Hayden Paddon and John Kennard launch their 2016 FIA World Rally Championship campaign at the most famous and challenging rally of them all – Rallye Monte-Carlo.
Paddon and Kennard are the first New Zealand driver and co-driver pairing to contest the iconic rally, which takes place along the French Riviera in the Principality of Monaco and southeast France from 21 to 24 January.
Paddon, originally from Geraldine, and Kennard, from Blenheim, contest all 14 WRC rounds this year, making it their biggest season of international competition yet. This New Zealand motorsport history-making opportunity stems from their signing of a three-year contract with Hyundai Motorsport – the team for which they have driven since June 2014 – following the successes of their 2015 season.
Paddon is under no illusions of the difficulties which lie ahead on the snowy, icy, mountainous Monte Carlo rally route.
Photo / Vettas Media
“I would rate this one of the most challenging events on the calendar due to the wintry conditions we expect,” says the Europe-based 28-year-old. “Given we have not competed in this rally before and have much to learn about the tyre choices, potential stage conditions and narrow, winding roads, our goal is to use this event to learn for the future. It’s a way to get our new season with Hyundai Motorsport started and the main goal is to finish.”
While Paddon and Kennard haven’t competed at Monte-Carlo before, they have made the most of two earlier opportunities to complete the controlled speed pre-event reconnaissance sessions for the rally.
Paddon explains: “We have done recce twice before, so this helps a little that we have some base notes. However, conditions often change a lot between recce and the rally and the job of our gravel-ice crew [which drive the rally route before the roads are closed for competitors] is more important than ever here. The biggest challenge during the rally will be translating their information of things I have not seen before and adapting to it as best I can.”
For Kennard, who’s in charge of delivering the detailed pace notes of the rally route so Paddon can visualise the road ahead for maximum speed, the complexity of the conditions and information provided by the gravel-ice crew adds other considerations.
“For me the biggest challenge with Monte so far has been preparing the notes we have from recce in 2014 and 2015 with enough space for the ice note crew to add the very large amount of information they sometimes need to,” Kennard says. “This has meant rewriting the notes we’ll re-use with less lines per page, so there's more room between. So the longest of the stages, at over 55km, has expanded from 25 to 42 pages! Also, as the time is often quite limited to transfer this info from the ice note copy into my notes, it’s the only event where I’m likely to end up using a copied set of notes on the stages, something I’ve never done before.”
Photo / Vettas Media
Paddon rates every special stage of the 16-stage, 377 competitive kilometre route as challenging.
“You can often start on the valley floor where it’s dry, but then approaching the mountain tops or shades areas on the same stage can be complete ice.

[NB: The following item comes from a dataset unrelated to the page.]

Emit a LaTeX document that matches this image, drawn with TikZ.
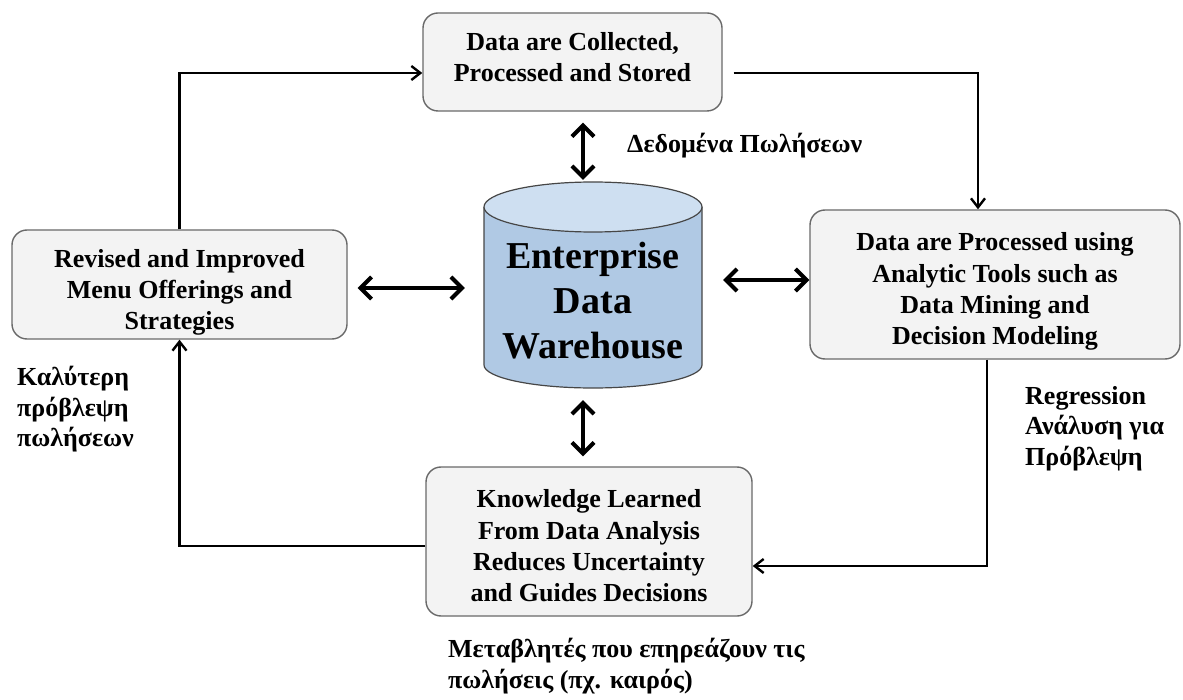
\documentclass[tikz,border=0pt]{standalone}
\usepackage{fontspec}
\setmainfont{Liberation Serif}
\usetikzlibrary{arrows.meta}
\definecolor{boxfill}{RGB}{243,243,243}
\definecolor{boxline}{RGB}{105,105,105}
\definecolor{cylbody}{RGB}{176,201,228}
\definecolor{cyltop}{RGB}{206,223,241}
\definecolor{cylline}{RGB}{70,70,70}
\tikzset{
  stagebox/.style={draw=boxline, fill=boxfill, line width=1.4pt,
    rounded corners=15pt, inner sep=0pt},
  stagetext/.style={align=center, inner sep=0pt,
    font=\bfseries\fontsize{26}{31.3}\selectfont},
  note/.style={align=left, inner sep=0pt,
    font=\bfseries\fontsize{26}{30.5}\selectfont},
  flow/.style={line width=2.4pt, -{Straight Barb[length=9pt,width=14pt]}},
  link/.style={line width=4pt,
    {Straight Barb[length=11pt,width=22pt]}-{Straight Barb[length=11pt,width=22pt]}}
}
\begin{document}
\begin{tikzpicture}[x=1pt,y=-1pt]
\useasboundingbox (0,0) rectangle (1183,700);

% process stages
\node[stagebox, minimum width=299pt, minimum height=98pt] (tb) at (572.5,62) {};
\node[stagetext] (tbt) at ([yshift=5pt]tb.center) {Data are Collected,\\Processed and Stored};
\node[stagebox, minimum width=335pt, minimum height=109pt] (lb) at (179.5,284.5) {};
\node[stagetext] (lbt) at ([yshift=-8pt]lb.center) {Revised and Improved\\Menu Offerings and\\Strategies};
\node[stagebox, minimum width=370pt, minimum height=149pt] (rb) at (995,284.5) {};
\node[stagetext] (rbt) at ([yshift=-7pt]rb.center) {Data are Processed using\\Analytic Tools such as\\Data Mining and\\Decision Modeling};
\node[stagebox, minimum width=326pt, minimum height=149pt] (bb) at (589,541.5) {};
\node[stagetext] (bbt) at ([yshift=-4.5pt]bb.center) {Knowledge Learned\\From Data Analysis\\Reduces Uncertainty\\and Guides Decisions};

% central data warehouse cylinder
\fill[cylbody] (484,207) -- (484,365) arc[start angle=180, end angle=360, x radius=109, y radius=-23]
  -- (702,207) -- cycle;
\draw[cylline, line width=1.2pt] (484,207) -- (484,365)
  arc[start angle=180, end angle=360, x radius=109, y radius=-23] -- (702,207);
\draw[cylline, line width=1.2pt, fill=cyltop] (593,207) ellipse[x radius=109, y radius=25];
\node[minimum width=218pt, minimum height=206pt, inner sep=0pt] (dw) at (593,285) {};
\node[align=center, inner sep=0pt, font=\bfseries\fontsize{38}{45}\selectfont] (dwtext) at (593,301)
  {Enterprise\\Data\\Warehouse};

% cycle connectors
\draw[flow] (lb.north) |- ([yshift=-11pt]tb.west);
\draw[flow] ([xshift=11pt,yshift=-11pt]tb.east) -| ([xshift=-17pt]rb.north);
\draw[flow] ([xshift=-8pt]rb.south) |- ([yshift=-24.5pt]bb.east);
\draw[flow] ([yshift=-4.5pt]bb.west) -| (lb.south);

% exchanges with the warehouse
\draw[link] ([xshift=10.5pt,yshift=-11pt]tb.south) -- ([xshift=-10pt,yshift=2pt]dw.north);
\draw[link] ([xshift=10pt,yshift=-3.5pt]lb.east) -- ([xshift=-19pt,yshift=-3pt]dw.west);
\draw[link] ([xshift=21pt,yshift=5pt]dw.east) -- ([yshift=4.5pt]rb.west);
\draw[link] ([xshift=-10pt,yshift=-12pt]dw.south) -- ([xshift=-6pt,yshift=10pt]bb.north);

% annotations
\node[note, anchor=north west] (n1) at (627,133) {Δεδομένα Πωλήσεων};
\node[note, anchor=north west] (n2) at (17,366) {Καλύτερη\\πρόβλεψη\\πωλήσεων};
\node[note, anchor=north west] (n3) at (1025,386) {Regression\\Ανάλυση για\\Πρόβλεψη};
\node[note, anchor=north west] (n4) at (448,638) {Μεταβλητές που επηρεάζουν τις\\πωλήσεις (πχ. καιρός)};
\end{tikzpicture}
\end{document}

“Tyres make a big difference here. We have the option of two compounds of slick tyres, a snow tyre and a studded tyre. Often we will be on what is essentially a compromise tyre and you have to do the calculations based on info from our gravel-ice crew of what tyre will be best. You might have a 20km stage that is 17km dry and 3km snow and ice, but if you take the slick for the dry section, you will lose 30 sec/km on the ice section, so those are the considerations you’re weighing up all the time. You may also consider spilt tyre decisions with studded tyres on opposite corners of the car on slicks, as you may want a different choice for different stages within the same loop.”
“I’m really excited for the year ahead and continuing our development on all levels,” Paddon says.
“In this game we are always looking for improvements in both the car and myself and are continuing to improve my physical and mental training routines. I’m more ready than ever and have step-by-step goals for the year that we will be working hard towards meeting.”
Rallye Monte-Carlo gets underway on Thursday evening with the official start outside the Monte-Carlo Casino followed immediately by two night stages on the way towards Gap, the service park location. Friday’s route has two repeated runs of three stages taking in the iconic scenery within the Hautes Alpes and Isère regions. Competitors return to Monaco on Saturday via two passes of the marathon 51.55km Lardier et Valença – Faye and the classic Sisteron – Thoard. Sunday’s final leg, as is traditional, runs in the Alpes Maritimes mountains above Monaco and features the legendary and breath-taking Col de Turini.
Paddon’s Hyundai Motorsport team-mates Thierry Neuville and Dani Sordo will debut the new generation Hyundai i20 WRC in Monte-Carlo while Paddon and Kennard will contest the Hyundai i20 WRC car they used last season.
“We have all been heavily involved with testing the new car and John and I start with the new car in Sweden,” says Paddon.
“On such an event like Monte-Carlo, being in a car we know well will help us learn the event better so we’re entirely comfortable with this team decision.”
Kennard adds: “With the new generation i20 WRC from Sweden on, this season has the potential to be our best yet, so there’s absolutely no doubt I’m really looking forward to it. Some challenging work ahead of us with 14 rallies this season, but some awesome fun too!”